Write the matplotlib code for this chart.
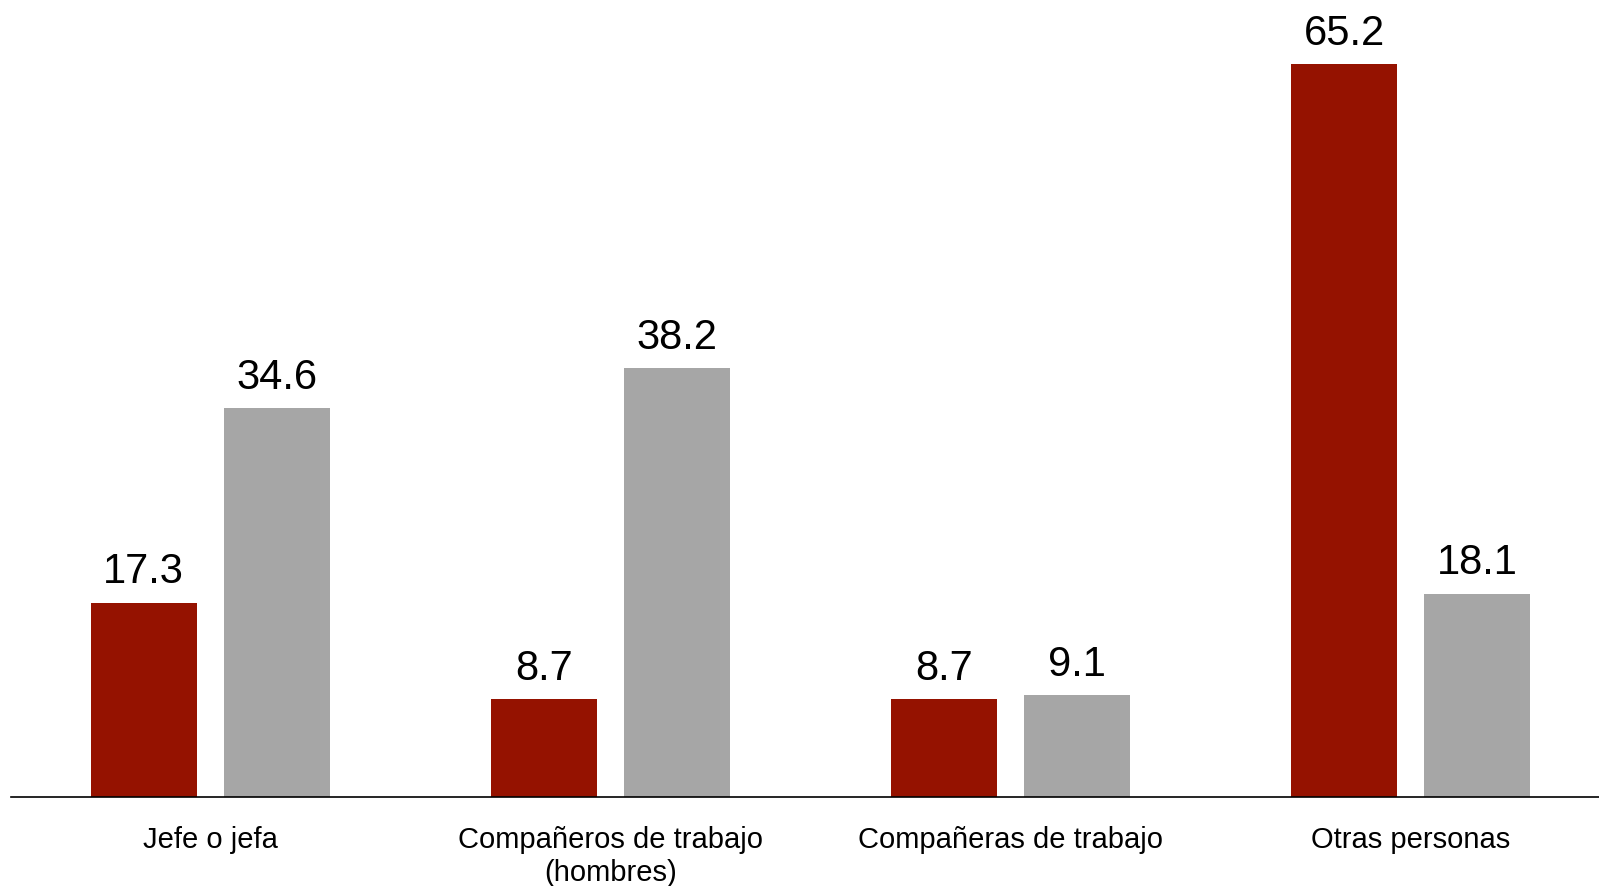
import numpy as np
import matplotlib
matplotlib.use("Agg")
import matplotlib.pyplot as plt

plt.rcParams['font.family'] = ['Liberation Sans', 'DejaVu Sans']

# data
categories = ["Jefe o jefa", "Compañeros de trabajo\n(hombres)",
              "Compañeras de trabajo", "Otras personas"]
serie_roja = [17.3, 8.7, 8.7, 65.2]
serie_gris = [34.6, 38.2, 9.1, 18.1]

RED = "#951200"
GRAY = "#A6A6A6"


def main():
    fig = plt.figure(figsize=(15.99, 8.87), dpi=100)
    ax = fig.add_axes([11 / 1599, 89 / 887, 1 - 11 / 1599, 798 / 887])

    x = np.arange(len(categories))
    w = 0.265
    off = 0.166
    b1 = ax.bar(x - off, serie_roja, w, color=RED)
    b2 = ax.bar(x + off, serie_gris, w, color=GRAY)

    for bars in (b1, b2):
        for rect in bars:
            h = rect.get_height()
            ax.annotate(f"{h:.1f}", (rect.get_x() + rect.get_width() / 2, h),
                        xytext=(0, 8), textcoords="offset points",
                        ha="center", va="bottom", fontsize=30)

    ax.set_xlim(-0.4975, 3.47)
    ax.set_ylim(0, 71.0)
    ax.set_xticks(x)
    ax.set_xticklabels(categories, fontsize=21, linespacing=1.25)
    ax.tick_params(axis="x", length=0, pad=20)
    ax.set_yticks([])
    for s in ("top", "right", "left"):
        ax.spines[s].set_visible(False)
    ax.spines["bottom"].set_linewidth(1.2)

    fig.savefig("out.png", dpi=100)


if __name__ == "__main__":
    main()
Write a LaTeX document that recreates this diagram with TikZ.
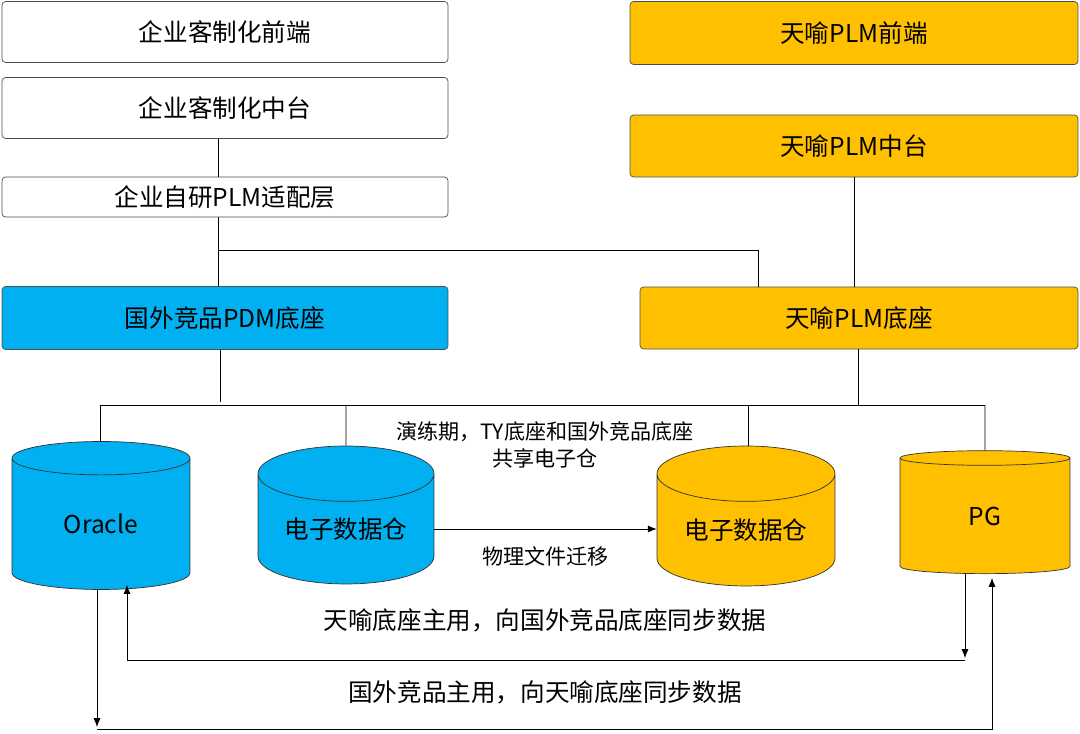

::::

== Given exercise ==
Only the lines from the top of the data through the line with "plt.rcParams['font.family'] = ['Liberation" should be quoted, exactly and with both ends kept; skip the pictures.

== Solution below ==
Write the matplotlib code for this chart.
import numpy as np
import matplotlib
matplotlib.use("Agg")
import matplotlib.pyplot as plt

plt.rcParams['font.family'] = ['Liberation Sans', 'DejaVu Sans']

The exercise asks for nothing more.